Portugal tem uma antiga e honrosa tradição hospitalária. Aceitou, durante a segunda guerra mundial, muitos judeus perseguidos, geralmente de passagem para outras paragens, e não poucos jovens austríacos carenciados, que aqui encontraram famílias que os hospedaram, como se fossem seus filhos. No nosso país convivem, pacificamente, judeus, cristãos, muçulmanos e muitas outras pessoas dos mais variados credos, ou sem nenhuma religião, procedentes dos cinco continentes. Não constam, graças a Deus, forças políticas ou ideológicas, com significativa expressão nacional, que sejam racistas ou xenófobas.

As nossas autoridades honrariam esta fidalga hospitalidade e sã convivência multicultural, a que não é estranha a nossa matriz cristã, se também agora se disponibilizassem para acolher alguns desses refugiados. Também temos a nossa quota-parte na resolução deste drama humanitário porque, como escreveu Saint-Exupéry, “cada um é responsável por todos. Cada um é o único responsável. Cada um é o único responsável por todos”.
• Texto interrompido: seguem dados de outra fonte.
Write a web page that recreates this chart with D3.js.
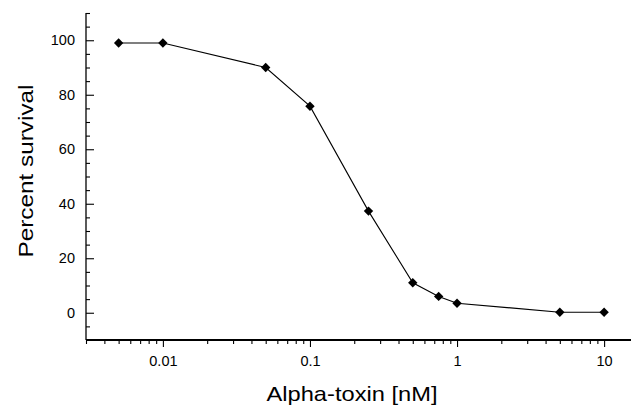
<!DOCTYPE html>
<html>
<head>
<meta charset="utf-8">
<script src="https://cdn.jsdelivr.net/npm/d3@7"></script>
<style>
  html, body { margin: 0; padding: 0; background: #fff; }
  svg { display: block; }
  text { font-family: "Liberation Sans", Arial, Helvetica, sans-serif; fill: #000; }
</style>
</head>
<body>
<svg id="chart" width="631" height="406"></svg>
<script>
// ---- data ----
const concentrations = [0.005, 0.01, 0.05, 0.1, 0.25, 0.5, 0.75, 1, 5, 10];
const survival       = [99, 99, 90, 75.8, 37.3, 11, 6, 3.5, 0.2, 0.2];
const xTickValues = [0.01, 0.1, 1, 10];
const xTickLabels = ["0.01", "0.1", "1", "10"];
const yTickValues = [0, 20, 40, 60, 80, 100];
const yTickLabels = ["0", "20", "40", "60", "80", "100"];
const xTitle = "Alpha-toxin [nM]";
const yTitle = "Percent survival";

// ---- layout ----
const W = 631, H = 406;
const mLeft = 86, mRight = 630, mTop = 13, mBottom = 340;

const svg = d3.select("#chart");

const x = d3.scaleLog().domain([0.003, 15]).range([mLeft, mRight]);
const y = d3.scaleLinear().domain([-10, 110]).range([mBottom, mTop]);

// x axis: major ticks (labelled) + minor ticks, downward
const xMinor = x.ticks().filter(v => !xTickValues.some(t => Math.abs(t - v) < 1e-9));
const xAxisMinor = d3.axisBottom(x).tickValues(xMinor).tickSize(4).tickFormat("");
const xAxisMajor = d3.axisBottom(x).tickValues(xTickValues).tickSize(7)
  .tickFormat((d, i) => xTickLabels[i]).tickPadding(9);

const gxMinor = svg.append("g").attr("transform", `translate(0,${mBottom})`).call(xAxisMinor);
gxMinor.select(".domain").remove();
gxMinor.selectAll("line").attr("stroke", "#000").attr("stroke-width", 1.1);

const gx = svg.append("g").attr("transform", `translate(0,${mBottom})`).call(xAxisMajor);
gx.select(".domain").remove();
gx.selectAll("line").attr("stroke", "#000").attr("stroke-width", 1.1);
gx.selectAll("text").attr("font-size", 14.5).attr("dy", "0.71em");

svg.append("line")
  .attr("x1", x.range()[0]).attr("x2", W)
  .attr("y1", mBottom).attr("y2", mBottom)
  .attr("stroke", "#000").attr("stroke-width", 2);

// y axis: ticks pointing inward (right)
const yMinor = d3.range(-5, 111, 5).filter(v => !yTickValues.includes(v));
const yAxisMinor = d3.axisRight(y).tickValues(yMinor).tickSize(4).tickFormat("");
const yAxisMajor = d3.axisRight(y).tickValues(yTickValues).tickSize(8)
  .tickFormat((d, i) => yTickLabels[i]);

const gyMinor = svg.append("g").attr("transform", `translate(${mLeft},0)`).call(yAxisMinor);
gyMinor.select(".domain").remove();
gyMinor.selectAll("line").attr("stroke", "#000").attr("stroke-width", 1.1);

const gy = svg.append("g").attr("transform", `translate(${mLeft},0)`).call(yAxisMajor);
gy.select(".domain").remove();
gy.selectAll("line").attr("stroke", "#000").attr("stroke-width", 1.1);
gy.selectAll("text")
  .attr("x", -11).attr("text-anchor", "end")
  .attr("font-size", 14.5);

svg.append("line")
  .attr("x1", mLeft).attr("x2", mLeft)
  .attr("y1", mTop).attr("y2", mBottom)
  .attr("stroke", "#000").attr("stroke-width", 1.3);

// titles
svg.append("text")
  .attr("x", 352).attr("y", 401)
  .attr("text-anchor", "middle")
  .attr("font-size", 21)
  .attr("textLength", 171).attr("lengthAdjust", "spacingAndGlyphs")
  .text(xTitle);

svg.append("text")
  .attr("transform", `translate(33,171) rotate(-90)`)
  .attr("text-anchor", "middle")
  .attr("font-size", 21)
  .attr("textLength", 173).attr("lengthAdjust", "spacingAndGlyphs")
  .text(yTitle);

// data line
const pts = concentrations.map((c, i) => [c, survival[i]]);
svg.append("path")
  .datum(pts)
  .attr("fill", "none")
  .attr("stroke", "#000")
  .attr("stroke-width", 1.1)
  .attr("d", d3.line().x(d => x(d[0])).y(d => y(d[1])));

// diamond markers
const sym = d3.symbol().type(d3.symbolSquare).size(44);
svg.append("g").selectAll("path")
  .data(pts)
  .join("path")
  .attr("d", sym)
  .attr("transform", d => `translate(${x(d[0])},${y(d[1])}) rotate(45)`)
  .attr("fill", "#000");
</script>
</body>
</html>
No Auto da Barca do Inferno contracenam, entre outros, um anjo, um fidalgo, um frade, um judeu, um corregedor, um onzeneiro, um parvo, um enforcado e, ainda, o diabo e um seu companheiro. Assim andam misturados, neste mundo, o trigo e o joio que, contudo, não se devem confundir.

Não se pode omitir a protecção que é devida aos espoliados, mas sem desistir da responsabilização criminal dos que o primeiro-ministro italiano apelidou de “contrabandistas de pessoas” e “esclavagistas do século XXI”. Assim o fez a Igreja, durante séculos, lutando contra a escravatura, que também em países cristãos se praticava. Para os que traficam e exploram vidas humanas inocentes não pode haver dó nem piedade, porque não há misericórdia possível para o diabo. Não terá sido por acaso que este e o seu companheiro são, na aludida peça de Gil Vicente, os barqueiros do batel infernal. Como agora, por sinal.